The Commission proposal for the Employment Guidelines 2001 has also been influenced by the Lisbon Summit conclusions. Overriding strategic priorities have been included in an introductory section. The new emphasis put on full employment, the role of the social partners, lifelong learning, educational attainment and social inclusion have also been taken into account. Some of the Guidelines have been rationalised (eg lifelong learning is now addressed in one instead of several Guidelines) or clarified (eg the potential role of local and regional authorities in employment policy) and more concrete targets have been included. New issues, such as labour market bottlenecks and undeclared work, have been addressed.

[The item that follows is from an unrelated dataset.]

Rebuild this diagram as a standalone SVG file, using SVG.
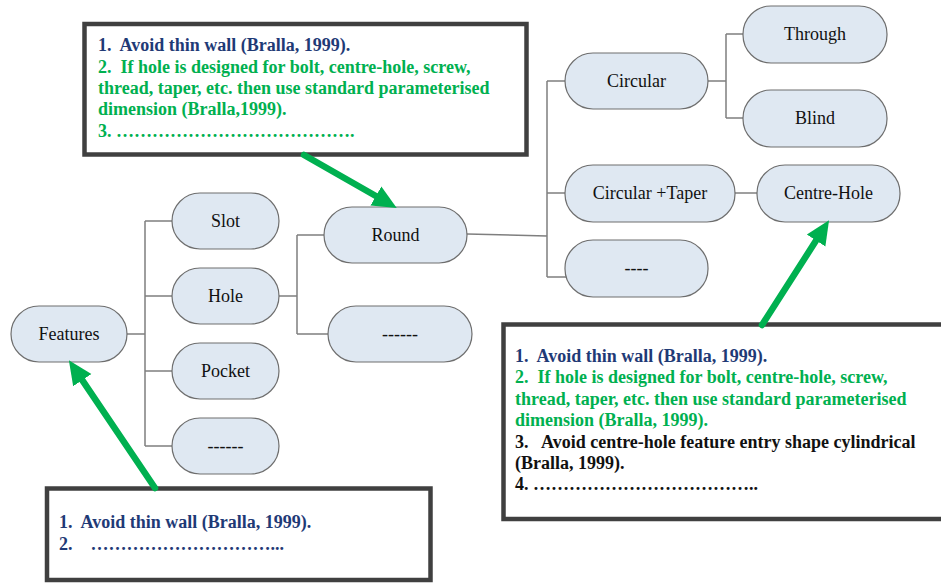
<svg xmlns="http://www.w3.org/2000/svg" width="941" height="583" viewBox="0 0 941 583">
  <defs>
    <style>
      .node rect { fill: #DFE8F2; stroke: #6E6E6E; stroke-width: 1.2; }
      .node text { font-family: "Liberation Serif", "Times New Roman", serif; font-size: 18px; fill: #111; text-anchor: middle; white-space: pre; }
      .conn { fill: none; stroke: #7F7F7F; stroke-width: 1.5; }
      .box { fill: #FFFFFF; stroke: #404040; stroke-width: 4.5; }
      .note { font-family: "Liberation Serif", "Times New Roman", serif; font-size: 18px; font-weight: bold; white-space: pre; }
      .navy { fill: #1F3A76; }
      .green { fill: #00B050; }
      .black { fill: #111111; }
      .arrow { fill: none; stroke: #00B050; stroke-width: 6.5; stroke-linecap: round; }
    </style>
    <marker id="head" markerUnits="userSpaceOnUse" markerWidth="24" markerHeight="24" viewBox="0 0 24 24" refX="10" refY="12" orient="auto">
      <path d="M0,1 L24,12 L0,23 Z" fill="#00B050"/>
    </marker>
  </defs>

  <!-- tree connectors -->
  <g id="connectors">
    <path class="conn" d="M127,334 H145 M145,221 V446 M145,221 H172 M145,296 H172 M145,371 H172 M145,446 H172"/>
    <path class="conn" d="M279,296 H297 M297,235 V334 M297,235 H324 M297,334 H328"/>
    <path class="conn" d="M467,234 L547,236 M547,81 V277 M547,81 H565 M547,193 H565 M547,277 H570"/>
    <path class="conn" d="M708,81 H726 M726,34 V118 M726,34 H743 M726,118 H743"/>
    <path class="conn" d="M735,193 H757"/>
  </g>

  <!-- feature nodes -->
  <g id="features" class="node"><rect x="11" y="306" width="116" height="56" rx="28"/><text x="69" y="340">Features</text></g>
  <g id="slot" class="node"><rect x="172" y="193" width="107" height="56" rx="28"/><text x="225.5" y="227">Slot</text></g>
  <g id="hole" class="node"><rect x="172" y="268" width="107" height="56" rx="28"/><text x="225.5" y="302">Hole</text></g>
  <g id="pocket" class="node"><rect x="172" y="343" width="107" height="56" rx="28"/><text x="225.5" y="377">Pocket</text></g>
  <g id="feature-other" class="node"><rect x="172" y="418" width="107" height="56" rx="28"/><text x="225.5" y="452">------</text></g>
  <g id="round" class="node"><rect x="324" y="207" width="143" height="56" rx="28"/><text x="395.5" y="241">Round</text></g>
  <g id="hole-other" class="node"><rect x="328" y="306" width="144" height="56" rx="28"/><text x="400" y="340">------</text></g>
  <g id="circular" class="node"><rect x="565" y="53" width="143" height="56" rx="28"/><text x="636.5" y="87">Circular</text></g>
  <g id="circular-taper" class="node"><rect x="565" y="165" width="170" height="57" rx="28"/><text x="650" y="199">Circular +Taper</text></g>
  <g id="round-other" class="node"><rect x="565" y="240" width="143" height="57" rx="28"/><text x="636.5" y="274">----</text></g>
  <g id="through" class="node"><rect x="743" y="6" width="144" height="57" rx="28"/><text x="815" y="40">Through</text></g>
  <g id="blind" class="node"><rect x="743" y="90" width="144" height="57" rx="28"/><text x="815" y="124">Blind</text></g>
  <g id="centre-hole" class="node"><rect x="757" y="165" width="143" height="57" rx="28"/><text x="828.5" y="199">Centre-Hole</text></g>

  <!-- design rule notes -->
  <g id="note-round">
    <rect class="box" x="84.5" y="24" width="442" height="130.5"/>
    <text class="note navy" x="98" y="51">1.  Avoid thin wall (Bralla, 1999).</text>
    <text class="note green" x="98" y="73">2.  If hole is designed for bolt, centre-hole, screw,</text>
    <text class="note green" x="98" y="94">thread, taper, etc. then use standard parameterised</text>
    <text class="note green" x="98" y="115">dimension (Bralla,1999).</text>
    <text class="note green" x="98" y="137">3. &#8230;&#8230;&#8230;&#8230;&#8230;&#8230;&#8230;&#8230;&#8230;&#8230;&#8230;&#8230;&#8230;.</text>
  </g>
  <g id="note-centre-hole">
    <rect class="box" x="503.5" y="324.5" width="445" height="194.5"/>
    <text class="note navy" x="515" y="362">1.  Avoid thin wall (Bralla, 1999).</text>
    <text class="note green" x="515" y="383">2.  If hole is designed for bolt, centre-hole, screw,</text>
    <text class="note green" x="515" y="405">thread, taper, etc. then use standard parameterised</text>
    <text class="note green" x="515" y="426">dimension (Bralla, 1999).</text>
    <text class="note black" x="515" y="448">3.   Avoid centre-hole feature entry shape cylindrical</text>
    <text class="note black" x="515" y="469">(Bralla, 1999).</text>
    <text class="note black" x="515" y="490">4. &#8230;&#8230;&#8230;&#8230;&#8230;&#8230;&#8230;&#8230;&#8230;&#8230;&#8230;&#8230;..</text>
  </g>
  <g id="note-features">
    <rect class="box" x="47" y="488.5" width="383.5" height="91.5"/>
    <text class="note navy" x="59" y="528">1.  Avoid thin wall (Bralla, 1999).</text>
    <text class="note navy" x="59" y="550">2.    &#8230;&#8230;&#8230;&#8230;&#8230;&#8230;&#8230;&#8230;&#8230;&#8230;...</text>
  </g>

  <!-- pointers from notes to nodes -->
  <g id="pointers">
    <path class="arrow" d="M304,155 L384.6,201" marker-end="url(#head)"/>
    <path class="arrow" d="M762,325 L821.5,232.1" marker-end="url(#head)"/>
    <path class="arrow" d="M155,488 L76.7,371.9" marker-end="url(#head)"/>
  </g>
</svg>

… and preparing for the future

The Luxembourg process is treaty based (Article 128) and as such there is no time limit defined. In 2002, the overall results of the strategy and its objectives will be reviewed and an overall impact - evaluation will be carried out to enable policy makers to consider strategic options for a revision of the Guidelines. This evaluation process will start soon (at Member State and EU level) and should provide the necessary information for the political decisions needed in 2002. Two separate strands need to be distinguished in the exercise:

  • policy evaluation, focusing on those areas where the Employment Guidelines can be expected to have influenced policy choices at national level as well as the effect of those choices;
  • macro-evaluation, assessing the progress made towards achieving the key objectives of the EES - combating unemployment, increasing employment rates, improving the adaptability of the labour force and the responsiveness of labour markets, reducing gender gaps and developing lifelong learning.

  1. "All actors at the regional and local levels must be mobilised to implement the European Employment Strategy … Member States will encourage local and regional authorities to develop strategies for employment in order to exploit fully the possibilities offered by job creation at local level."